Nevertheless, his optimism has failed to ignite widespread support, as the seemingly revolving door at the fair's corporate suites continues to toss out managers.

Over the last two years nearly 20 senior administrators have been fired or released, including the former Expo '86 president, Michael Bartlett. He was replaced in June by the chairman of the board, James Pattison.

Mr. Pattison, a millionaire and a friend of Bennett's, has been unable to douse the political brush fires so far.

The former used-car salseman, who now owns a host of companies, has refused to divulge details on the publicly-tendered contracts awarded by the fair to his companies, and he will not say why fired executives walked away with reportedly handsome severance checks.

``Expo has a policy of not discussing private, individual matters,'' Pattison says.

Pattison, who is not drawing a salary for his work, has also had to explain why the exposition's biggest contract has gone to an American firm convicted of defrauding the New Orleans World's Fair.

The controversies continued last week as the 1985 exposition in Japan closed amid cries from businessmen that 90 percent of the participating merchants lost money.

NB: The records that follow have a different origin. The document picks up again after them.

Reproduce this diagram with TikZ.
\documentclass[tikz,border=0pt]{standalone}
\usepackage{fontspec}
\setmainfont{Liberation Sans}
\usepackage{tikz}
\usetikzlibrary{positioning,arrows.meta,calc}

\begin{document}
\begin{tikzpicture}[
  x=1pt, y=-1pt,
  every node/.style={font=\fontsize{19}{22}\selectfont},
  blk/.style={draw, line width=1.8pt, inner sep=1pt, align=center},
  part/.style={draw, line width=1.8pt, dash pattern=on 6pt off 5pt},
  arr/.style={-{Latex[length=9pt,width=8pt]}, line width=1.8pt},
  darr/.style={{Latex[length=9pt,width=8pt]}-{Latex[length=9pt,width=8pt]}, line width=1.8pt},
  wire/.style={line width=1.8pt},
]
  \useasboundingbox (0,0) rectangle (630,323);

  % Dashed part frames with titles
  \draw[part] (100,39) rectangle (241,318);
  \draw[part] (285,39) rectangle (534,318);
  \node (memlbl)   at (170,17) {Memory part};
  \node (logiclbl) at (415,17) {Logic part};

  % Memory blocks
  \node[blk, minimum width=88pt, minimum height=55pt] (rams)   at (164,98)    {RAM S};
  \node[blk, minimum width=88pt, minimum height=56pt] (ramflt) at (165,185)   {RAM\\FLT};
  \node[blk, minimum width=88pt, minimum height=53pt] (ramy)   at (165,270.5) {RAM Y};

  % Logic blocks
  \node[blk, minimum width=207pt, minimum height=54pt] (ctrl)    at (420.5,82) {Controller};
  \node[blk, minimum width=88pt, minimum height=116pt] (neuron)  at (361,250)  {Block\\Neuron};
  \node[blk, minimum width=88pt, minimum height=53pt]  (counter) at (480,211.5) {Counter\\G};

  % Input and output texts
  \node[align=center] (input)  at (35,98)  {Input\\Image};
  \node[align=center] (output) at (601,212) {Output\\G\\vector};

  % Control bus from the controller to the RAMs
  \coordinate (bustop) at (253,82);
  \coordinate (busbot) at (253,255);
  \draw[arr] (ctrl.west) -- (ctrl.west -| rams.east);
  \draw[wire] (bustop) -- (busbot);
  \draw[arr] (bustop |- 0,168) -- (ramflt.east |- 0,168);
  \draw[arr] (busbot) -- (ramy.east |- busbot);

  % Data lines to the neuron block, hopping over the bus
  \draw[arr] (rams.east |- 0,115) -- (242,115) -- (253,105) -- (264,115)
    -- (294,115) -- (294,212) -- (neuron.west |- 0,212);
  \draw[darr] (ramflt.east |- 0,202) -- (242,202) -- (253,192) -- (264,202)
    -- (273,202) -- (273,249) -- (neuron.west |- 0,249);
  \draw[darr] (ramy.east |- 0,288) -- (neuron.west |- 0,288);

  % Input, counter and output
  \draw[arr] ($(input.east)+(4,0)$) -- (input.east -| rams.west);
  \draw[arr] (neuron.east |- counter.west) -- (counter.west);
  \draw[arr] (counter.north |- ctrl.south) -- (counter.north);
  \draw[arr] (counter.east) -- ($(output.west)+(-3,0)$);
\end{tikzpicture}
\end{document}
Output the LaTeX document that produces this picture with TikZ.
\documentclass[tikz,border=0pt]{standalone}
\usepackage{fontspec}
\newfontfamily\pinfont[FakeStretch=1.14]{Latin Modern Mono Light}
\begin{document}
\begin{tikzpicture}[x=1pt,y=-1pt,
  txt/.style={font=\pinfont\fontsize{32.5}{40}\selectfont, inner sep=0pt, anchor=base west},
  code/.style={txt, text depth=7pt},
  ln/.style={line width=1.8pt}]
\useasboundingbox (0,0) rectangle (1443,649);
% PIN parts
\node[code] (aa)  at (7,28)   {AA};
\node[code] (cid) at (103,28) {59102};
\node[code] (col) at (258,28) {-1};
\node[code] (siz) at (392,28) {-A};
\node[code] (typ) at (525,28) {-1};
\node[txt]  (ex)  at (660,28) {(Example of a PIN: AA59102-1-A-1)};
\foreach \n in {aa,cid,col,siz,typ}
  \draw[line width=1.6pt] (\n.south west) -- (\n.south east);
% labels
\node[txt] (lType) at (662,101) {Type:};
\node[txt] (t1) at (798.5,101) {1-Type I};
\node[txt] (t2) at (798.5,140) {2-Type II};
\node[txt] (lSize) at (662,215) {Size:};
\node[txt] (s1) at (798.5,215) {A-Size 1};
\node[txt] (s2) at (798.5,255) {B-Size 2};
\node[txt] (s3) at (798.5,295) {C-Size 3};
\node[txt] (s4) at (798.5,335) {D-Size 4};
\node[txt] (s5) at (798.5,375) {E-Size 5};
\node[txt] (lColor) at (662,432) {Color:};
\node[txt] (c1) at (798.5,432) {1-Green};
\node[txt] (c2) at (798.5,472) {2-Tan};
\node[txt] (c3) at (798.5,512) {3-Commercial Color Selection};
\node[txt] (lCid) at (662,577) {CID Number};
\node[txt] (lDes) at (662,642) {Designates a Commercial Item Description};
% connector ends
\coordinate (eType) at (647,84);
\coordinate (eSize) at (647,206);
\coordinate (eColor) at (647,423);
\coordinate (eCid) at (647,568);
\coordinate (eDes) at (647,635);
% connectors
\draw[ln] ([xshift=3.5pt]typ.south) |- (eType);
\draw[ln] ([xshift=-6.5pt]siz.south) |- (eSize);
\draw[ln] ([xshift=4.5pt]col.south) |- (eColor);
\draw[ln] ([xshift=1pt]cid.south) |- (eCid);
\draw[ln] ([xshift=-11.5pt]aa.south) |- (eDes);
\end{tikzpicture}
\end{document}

The plan to cover the predicted British Columbia deficit through the provincially run lotteries is being questioned after three fund-raising groups associated with the fair fell C$2.3 million short of covering the cost of their summer numbers games.

``We thought it was a license to print money,'' said Michael Latta, a chief organizer. ``But did we ever get a rude awakening!''

Expo '86 faces other challenges. Canada's two premier theater companies -- the Stratford Festival and the Shaw Festival -- announced they would not participate in the exposition's arts program.

And the roof on the giant, stainless-steel geodesic dome constructed for the fair leaks.